* TASK TO COMPLETE:
From the listing below, pull each line that includes "this".

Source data
==========
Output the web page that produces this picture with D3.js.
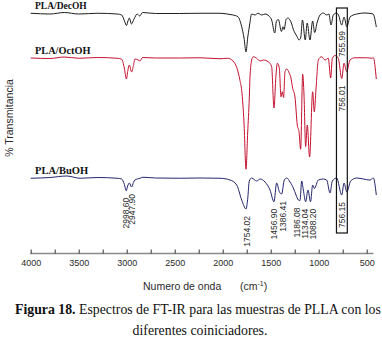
<!DOCTYPE html>
<html lang="es">
<head>
<meta charset="UTF-8">
<title>Espectros de FT-IR</title>
<script src="https://d3js.org/d3.v7.min.js"></script>
<style>
    body { margin: 0; background: #fff; }
    .sans { font-family: "Liberation Sans", Arial, sans-serif; fill: #2a2a2a; }
    .serif { font-family: "Liberation Serif", "Times New Roman", serif; fill: #111; }
    .spec { fill: none; stroke-width: 1; stroke-linejoin: round; }
</style>
</head>
<body>
<div id="chart"></div>
<script>
// wavenumber (cm-1), transmittance (stacked display units)
const decoh = [[4000,95.9],[3800,95.6],[3650,96.2],[3500,95.6],[3300,95.9],[3100,95.6],[3052,95.2],[3020,92.5],[3002,91.0],[2985,93.0],[2973,94.0],[2950,91.6],[2925,93.5],[2890,95.6],[2865,94.8],[2835,96.2],[2700,95.8],[2450,95.8],[2237,95.9],[2028,95.9],[1924,95.4],[1870,95.0],[1841,94.5],[1802,90.5],[1778,86],[1757,80.4],[1740,86],[1723,90.4],[1698,95.6],[1664,95.2],[1632,95.9],[1594,95.2],[1559,95.6],[1518,94.8],[1490,93.2],[1458,88.0],[1440,92.8],[1420,93.4],[1388,88.6],[1372,90.5],[1360,89.4],[1340,93.4],[1320,94.0],[1300,93.2],[1281,91.6],[1265,89.5],[1247,88.0],[1225,86.5],[1205,85.2],[1188,86.0],[1169,93.2],[1140,85.2],[1120,92.0],[1091,85.2],[1063,92.8],[1042,88.2],[1015,92.4],[986,95.2],[952,96],[917,95.2],[893,95.6],[872,91.2],[848,95.2],[815,96],[794,95.2],[760,91.2],[736,94.4],[707,90.4],[674,94.4],[604,95.6],[518,96],[434,95.6],[400,90.4]];

const octoh = [[4000,78.0],[3800,77.8],[3650,78.4],[3500,77.9],[3300,78.2],[3100,77.9],[3052,77.5],[3025,74],[3003,69.6],[2988,73],[2973,75.2],[2948,72.4],[2930,75],[2914,77.6],[2880,77.2],[2861,76.8],[2835,78.2],[2700,78.0],[2450,78.0],[2237,78.1],[2028,77.7],[1950,77.9],[1893,76.8],[1854,74.2],[1820,69],[1802,65],[1778,52],[1757,33.5],[1740,48],[1723,62],[1716,70],[1698,77.2],[1681,78.5],[1646,77.9],[1611,76.8],[1577,77.2],[1525,76.5],[1490,74.5],[1466,58],[1445,71.2],[1431,75.9],[1410,73.9],[1393,62.5],[1380,64.5],[1366,62.2],[1351,72.5],[1333,73.6],[1306,71.9],[1292,70.5],[1271,65.9],[1247,62.4],[1223,51.2],[1205,48.5],[1188,41.5],[1167,71.5],[1153,63.2],[1136,42.6],[1119,51.2],[1095,38.4],[1063,64.5],[1046,56.5],[1028,65.6],[1004,77.2],[969,78.5],[934,77.2],[900,77.9],[875,70.0],[858,77.9],[830,79.0],[796,77.9],[760,69.8],[736,75.9],[708,72.5],[674,77.2],[622,78.1],[500,78.1],[448,77.9],[431,78.1],[400,69.6]];

const buoh = [[4000,29.9],[3800,30.2],[3625,30.8],[3486,29.9],[3300,30.2],[3100,29.9],[3052,29.6],[3025,27.5],[3005,24.9],[2990,26.8],[2973,28.0],[2948,26.4],[2930,28.2],[2914,29.2],[2861,29.9],[2830,30.3],[2700,30.0],[2450,29.9],[2237,30.0],[2028,29.9],[1924,29.2],[1854,27.2],[1802,21.2],[1757,17.6],[1740,21.5],[1723,28.8],[1698,30],[1646,28.8],[1611,29.6],[1559,28.4],[1507,25.2],[1466,20.5],[1438,28],[1410,24.5],[1386,23.6],[1358,29.2],[1333,30],[1299,28.4],[1264,26],[1236,23.2],[1212,21.2],[1195,21.0],[1177,28.8],[1160,25.2],[1136,20.5],[1112,25.2],[1085,20.5],[1063,27.2],[1045,25.8],[1004,29.2],[952,29.6],[917,29.2],[882,24],[858,28.8],[813,30],[760,23.2],[736,28],[707,24.4],[667,28.8],[604,30],[466,29.2],[431,30],[400,23.2]];

const seriesNames = ["PLA/DecOH", "PLA/OctOH", "PLA/BuOH"];
const seriesColors = ["#1e1e1e", "#c4122f", "#25256e"];

// peak labels on the BuOH trace: text, peak position, where the label sits
const buohPeakText = ["2998.60", "2947.90", "1754.02", "1456.90", "1386.41", "1186.08", "1134.04", "1088.20", "756.15"];
const buohPeakPos = [2998.6, 2947.9, 1754.02, 1456.9, 1386.41, 1186.08, 1134.04, 1088.2, 756.15];
const buohLabelAt = [3012, 2945, 1752, 1465, 1372, 1222, 1143, 1063, 756];
// labels inside the box
const boxPeakText = ["755.99", "756.01"];
const boxRange = [815, 702];
const boxValues = [98, 8];

const majorTicks = [4000, 3500, 3000, 2500, 2000, 1500, 1000, 500];
const minorTicks = [3750, 3250, 2750, 2250, 1750, 1250, 750];

const W = 382, H = 340;
const svg = d3.select("#chart").append("svg").attr("width", W).attr("height", H);

const x = d3.scaleLinear().domain([4000, 400]).range([30.7, 376.3]);
const y = d3.scaleLinear().domain([0, 100]).range([253, 3]);

const line = d3.line().x(d => x(d[0])).y(d => y(d[1])).curve(d3.curveMonotoneX);

const allSeries = [decoh, octoh, buoh];
allSeries.forEach((s, i) => {
    svg.append("path").datum(s).attr("class", "spec")
        .attr("stroke", seriesColors[i]).attr("d", line);
});

// lowest point of a series near a wavenumber
function dipAt(s, w) {
    const near = s.filter(d => Math.abs(d[0] - w) < 25);
    return d3.min(near, d => d[1]);
}

function vlabel(txt, w, v, gap) {
    const px = x(w), py = y(v) + gap;
    svg.append("text").attr("class", "sans")
        .attr("transform", `translate(${px},${py}) rotate(-90)`)
        .attr("text-anchor", "end").attr("dy", "0.36em")
        .style("font-size", "8.5px")
        .text(txt);
}

buohPeakText.forEach((t, i) => vlabel(t, buohLabelAt[i], dipAt(buoh, buohPeakPos[i]), 7));
vlabel(boxPeakText[0], 756, dipAt(decoh, 756), 6);
vlabel(boxPeakText[1], 756, dipAt(octoh, 756), 7);

// box around the 756 band
svg.append("rect")
    .attr("x", x(boxRange[0])).attr("y", y(boxValues[0]))
    .attr("width", x(boxRange[1]) - x(boxRange[0]))
    .attr("height", y(boxValues[1]) - y(boxValues[0]))
    .attr("fill", "none").attr("stroke", "#111").attr("stroke-width", 1.2);

// series names
const nameY = [9, 54, 174];
const nameSize = [9.5, 10.3, 10.5];
seriesNames.forEach((n, i) => {
    svg.append("text").attr("class", "serif")
        .attr("x", 35).attr("y", nameY[i])
        .style("font-size", nameSize[i] + "px").style("font-weight", "bold")
        .text(n);
});

// x axis
const axisY = 253.5;
svg.append("line")
    .attr("x1", x(4000) - 0.5).attr("x2", x(430))
    .attr("y1", axisY).attr("y2", axisY)
    .attr("stroke", "#8a8a8a").attr("stroke-width", 1.6);

const gT = svg.append("g").attr("transform", `translate(0,${axisY})`)
    .call(d3.axisTop(x).tickValues(majorTicks.concat(minorTicks)).tickSize(4).tickSizeOuter(0).tickFormat(""));
gT.select(".domain").remove();
gT.selectAll("line").attr("stroke", "#333");

const gL = svg.append("g").attr("transform", `translate(0,${axisY})`)
    .call(d3.axisBottom(x).tickValues(majorTicks).tickSize(0).tickPadding(6).tickFormat(d3.format("d")));
gL.select(".domain").remove();
gL.selectAll("text").attr("class", "sans").attr("fill", "#2a2a2a")
    .style("font-size", "9px");

svg.append("text").attr("class", "sans")
    .attr("x", 143).attr("y", 290).style("font-size", "10.5px")
    .text("Numero de onda");
const cm = svg.append("text").attr("class", "sans")
    .attr("x", 240).attr("y", 290).style("font-size", "10.5px");
cm.append("tspan").text("(cm");
cm.append("tspan").attr("dy", -4).style("font-size", "7px").text("-1");
cm.append("tspan").attr("dy", 4).text(")");

svg.append("text").attr("class", "sans")
    .attr("transform", "translate(13,118) rotate(-90)")
    .attr("text-anchor", "middle").style("font-size", "10.5px")
    .text("% Transmitancia");

// caption
const cap = svg.append("text").attr("class", "serif")
    .attr("x", 15).attr("y", 314).style("font-size", "13.8px");
cap.append("tspan").style("font-weight", "bold").text("Figura 18.");
cap.append("tspan").text(" Espectros de FT-IR para las muestras de PLLA con los");

svg.append("text").attr("class", "serif")
    .attr("x", 200).attr("y", 335).attr("text-anchor", "middle")
    .style("font-size", "13.8px")
    .text("diferentes coiniciadores.");
</script>
</body>
</html>
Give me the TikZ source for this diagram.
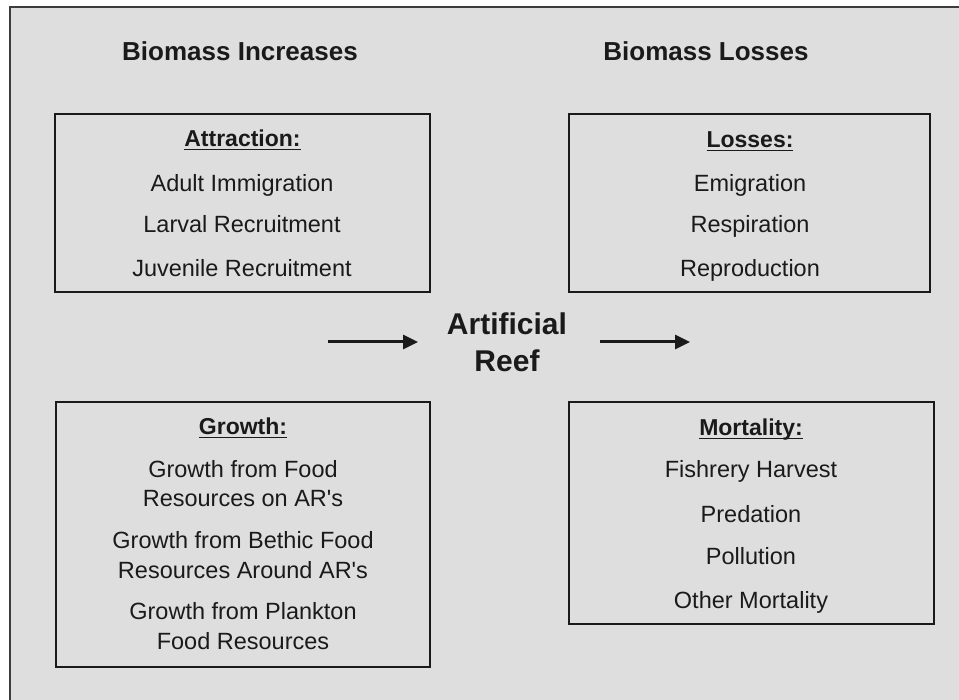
==========
* THE RESULT:
Output the web page that produces this picture with D3.js.
Give me the TikZ source for this diagram.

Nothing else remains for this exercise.